Lecture 31: ChatApp Interfaces

Ambient Temperature: 75.5oF

Concepts

  1. How to Design Software
    1. Use Cases: Talk to your user(s) and find out what they want the application to do. When that’s done, you know what tasks your application must be able to accomplish in order to satisfy the user. These will not be phrased in terms of code at all, as the users don’t know or care about code. Example: “Talk to multiple groups of people over the internet.”
    2. Specification: Using your knowledge as a programmer and the Use Cases from step 1, enumerate all of the tasks that your program must be able to perform in order to satisfy the use cases. Example: “Allow user to choose an avatar graphic from their local machine.” versus the use-case of “I want to be able to have a picture display next to my name.”
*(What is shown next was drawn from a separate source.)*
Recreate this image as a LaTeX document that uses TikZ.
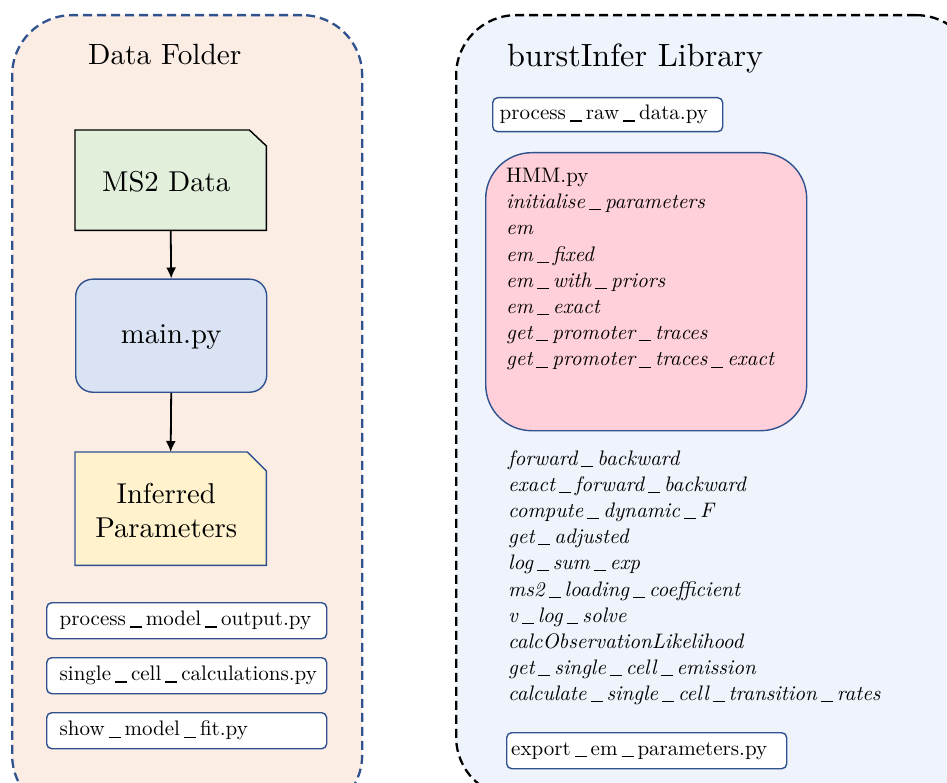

    3. Protocol: Describe a language for your program to use to communicate that will allow it to fulfill all of the tasks in the Specification, including:
      1. The format of its input.
      2. The format of its output.
      3. Assumptions that your program makes about the input it receives.
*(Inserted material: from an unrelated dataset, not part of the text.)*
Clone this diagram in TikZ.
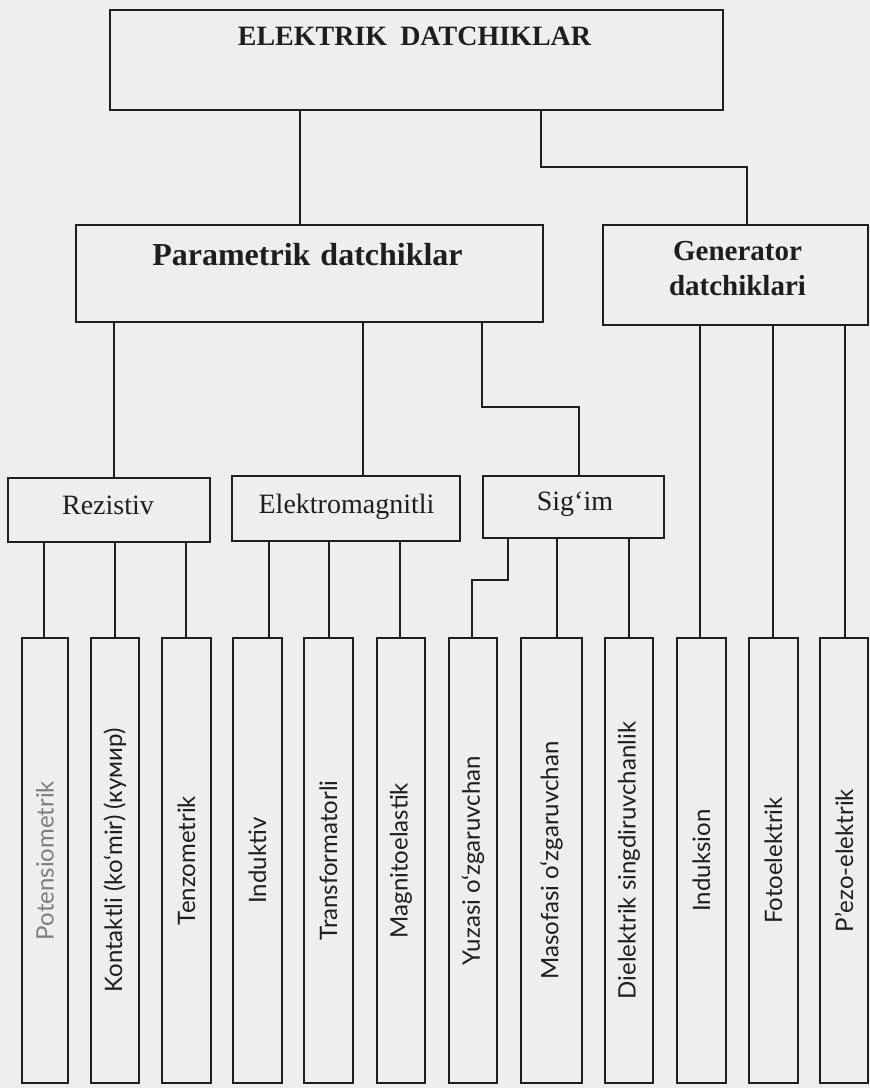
\documentclass[tikz,border=0pt]{standalone}
\usepackage{fontspec}
\setmainfont{Liberation Serif}
\newfontfamily\leaffont{Lato}
\definecolor{paper}{RGB}{238,237,240}
\definecolor{ink}{RGB}{30,30,32}
\definecolor{faded}{RGB}{125,125,130}
\begin{document}
\begin{tikzpicture}[x=1pt,y=-1pt,
  box/.style={draw=ink, line width=1.6pt, rectangle, inner sep=0pt},
  leaf/.style={box, minimum height=445pt, font=\leaffont\fontsize{24}{24}\selectfont, text=ink},
  wire/.style={draw=ink, line width=1.5pt},
  boldtxt/.style={font=\bfseries\fontsize{#1}{#1}\selectfont, text=ink, anchor=base, inner sep=0pt},
  plaintxt/.style={font=\fontsize{28}{28}\selectfont, text=ink, anchor=base, inner sep=0pt}
]
\fill[paper] (0,0) rectangle (870,1088);
\useasboundingbox (0,0) rectangle (870,1088);

% boxes
\node[box, minimum width=613pt, minimum height=100pt] (top) at (416.5,60) {};
\node[box, minimum width=467pt, minimum height=97pt] (param) at (309.5,273.5) {};
\node[box, minimum width=265pt, minimum height=100pt] (gen) at (735.5,275) {};
\node[box, minimum width=202pt, minimum height=64pt] (rez) at (109,510) {};
\node[box, minimum width=228pt, minimum height=65pt] (elm) at (346,508.5) {};
\node[box, minimum width=181pt, minimum height=62pt] (sig) at (573.5,507) {};

% texts
\node[boldtxt=28] (ttop) at (414.5,45) {ELEKTRIK\hspace{13pt}DATCHIKLAR};
\node[boldtxt=32] (tparam) at (307.5,265) {Parametrik\hspace{10pt}datchiklar};
\node[boldtxt=29] (tgen1) at (737.5,260) {Generator};
\node[boldtxt=29] (tgen2) at (737.5,295) {datchiklari};
\node[plaintxt] (trez) at (108,514) {Rezistiv};
\node[plaintxt] (telm) at (346.5,513) {Elektromagnitli};
\node[plaintxt] (tsig) at (575,510) {Sig‘im};

% leaves
\node[leaf, minimum width=46pt] (l1) at (45,860.5) {\rotatebox{90}{\textcolor{faded}{Potensiometrik}}};
\node[leaf, minimum width=48pt] (l2) at (115,860.5) {\rotatebox{90}{Kontaktli (ko‘mir) (кумир)}};
\node[leaf, minimum width=49pt] (l3) at (186.5,860.5) {\rotatebox{90}{Tenzometrik}};
\node[leaf, minimum width=49pt] (l4) at (257.5,860.5) {\rotatebox{90}{Induktiv}};
\node[leaf, minimum width=49pt] (l5) at (328.5,860.5) {\rotatebox{90}{Transformatorli}};
\node[leaf, minimum width=48pt] (l6) at (401,860.5) {\rotatebox{90}{Magnitoelastik}};
\node[leaf, minimum width=48pt] (l7) at (473,860.5) {\rotatebox{90}{Yuzasi o‘zgaruvchan}};
\node[leaf, minimum width=61pt] (l8) at (551.5,860.5) {\rotatebox{90}{Masofasi o‘zgaruvchan}};
\node[leaf, minimum width=48pt] (l9) at (629,860.5) {\rotatebox{90}{Dielektrik singdiruvchanlik}};
\node[leaf, minimum width=49pt] (l10) at (701.5,860.5) {\rotatebox{90}{Induksion}};
\node[leaf, minimum width=49pt] (l11) at (773.5,860.5) {\rotatebox{90}{Fotoelektrik}};
\node[leaf, minimum width=48pt] (l12) at (844,860.5) {\rotatebox{90}{P’ezo-elektrik}};

% connector coordinates
\coordinate (xa) at (300,0);
\coordinate (g1) at (541,167);
\coordinate (g2) at (747,167);
\coordinate (xr) at (114,0);
\coordinate (xe) at (363,0);
\coordinate (s1) at (482,407);
\coordinate (s2) at (579,407);
\coordinate (x1) at (44,0);
\coordinate (x2) at (115,0);
\coordinate (x3) at (186,0);
\coordinate (x4) at (269,0);
\coordinate (x5) at (329,0);
\coordinate (x6) at (400,0);
\coordinate (y1) at (508,580);
\coordinate (y2) at (472,580);
\coordinate (x8) at (557,0);
\coordinate (x9) at (629,0);
\coordinate (x10) at (700,0);
\coordinate (x11) at (773,0);
\coordinate (x12) at (845,0);

% connectors
\draw[wire] (top.south -| xa) -- (param.north -| xa);
\draw[wire] (top.south -| g1) -- (g1) -- (g2) -- (gen.north -| g2);
\draw[wire] (param.south -| xr) -- (rez.north -| xr);
\draw[wire] (param.south -| xe) -- (elm.north -| xe);
\draw[wire] (param.south -| s1) -- (s1) -- (s2) -- (sig.north -| s2);
\draw[wire] (rez.south -| x1) -- (l1.north -| x1);
\draw[wire] (rez.south -| x2) -- (l2.north -| x2);
\draw[wire] (rez.south -| x3) -- (l3.north -| x3);
\draw[wire] (elm.south -| x4) -- (l4.north -| x4);
\draw[wire] (elm.south -| x5) -- (l5.north -| x5);
\draw[wire] (elm.south -| x6) -- (l6.north -| x6);
\draw[wire] (sig.south -| y1) -- (y1) -- (y2) -- (l7.north -| y2);
\draw[wire] (sig.south -| x8) -- (l8.north -| x8);
\draw[wire] (sig.south -| x9) -- (l9.north -| x9);
\draw[wire] (gen.south -| x10) -- (l10.north -| x10);
\draw[wire] (gen.south -| x11) -- (l11.north -| x11);
\draw[wire] (gen.south -| x12) -- (l12.north -| x12);
\end{tikzpicture}
\end{document}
      4. Assumptions that third parties can make about your program’s output.
    4. Interface: Using your knowledge as a programmer, design a code interface that will allow you to implement the Protocol.
    5. Test Cases: Write test cases to for the code interface that can be used to verify its functionality.
    6. Implementation: Write the code that implements the Protocol.
  2. Dr. Wong decided that the protocol for Homework 8 will be a fully peer-to-peer model. There will be no notion of centralization.
  3. Design decisions by the class:
    1. Connection to other clients will be handled with one RMI stub per activity.
    2. There will be separate stubs for pre-conversation methods and for the methods involved in participating in a conversation.
    3. The pre-conversation stub will be called IHost. Different machines will exchange IHost stubs before they can chat with each other.
    4. IHost‘s method that will be called by a remote host to send it a data packet will be called receive(…).